Changes for version 0.75

  • API Changes
    • When a function returns an integer result larger than native type size, it will use the user configured bigint class (default Math::BigInt). We no longer try to preserve the input bigint class.
    • random_bytes and entropy_bytes accept inputs 0 to 2^31-2 (max portable size for a Perl string). The previously documented values were ambiguous (unsigned). This makes them concrete.
    • urandomb and functions that produce n-bit random primes or semiprimes are limited to 2^32-1 bits.
    • random_ndigit_prime is limited to 2^32-1 digits.
    • jordan_totient(k,n) and powersum(n,k) now require exponent k to fit in an unsigned native integer.
    • factorial, subfactorial, bell_number, fubini, primorial, pn_primorial, catalan_number, partitions, partitionsq, and consecutive_integer_lcm will reject inputs that exceed implementation limits (input limited to unsigned native for XS and GMP, signed native for PP).
    • is_power($n,\$root) is now the preferred form for returning the maximal exponent and root.

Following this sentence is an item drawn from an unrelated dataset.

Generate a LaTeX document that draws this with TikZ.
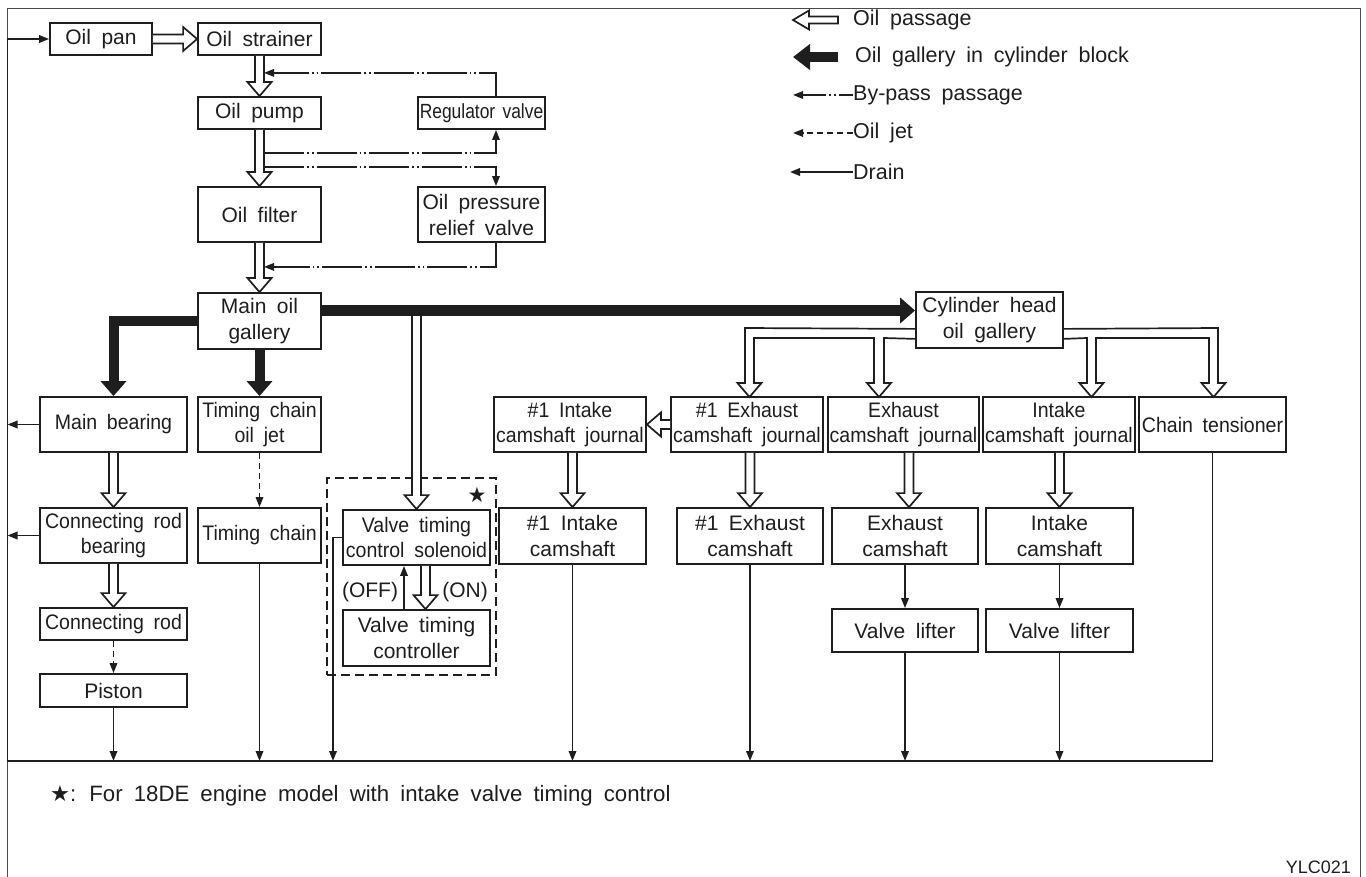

No need for a dummy second argument.
  • ADDED
    • is_safe_prime(n) returns 1 if odd pos n and (n-1)/2 prime
    • fibonacci(k) Fibonacci number, same as lucasu(1,-1,k)
    • lucas_number(k) Lucas number, same as lucasv(1,-1,k)
    • aliquot_sum sum of proper divisors
    • prime_signature(n) reverse sorted list of factor exponents
    • sopfr(n) sum of prime factors
    • sopf(n) sum of distinct prime factors
    • digital_root(n[,base]) iterated sum of digits (default base 10)
    • mult_digital_root(n[,base]) iterated product of digits
    • is_palindrome(n[,base]) is n a palindrome (default base 10)
    • is_harshad(n[,base]) is n a Harshad (Niven) number in base b
    • abundance(n) sigma(n)-2n => deficient/abundant/perfect
    • bell_number(n) Bell number, count of set partitions
    • catalan_number(n) Catalan number
    • integer_complexity(n) minimum 1s to represent n using + and *
    • multifactorial(n,k) k-step multifactorial of n
    • dedekind_psi(n) Dedekind psi function, n*prod(1+1/p)
    • partitionsq(n) number of partitions into distinct parts
    • convergents(@A) list of convergents (p,q) for cfrac list
    • bestrational(x,dbound) best rational (p,q) for x with q<=dbound
    • muladdint(n,m,a) signed integer n*m + a
    • mulsubint(n,m,a) signed integer n*m - a
    • toint(n) truncate input to integer (best form)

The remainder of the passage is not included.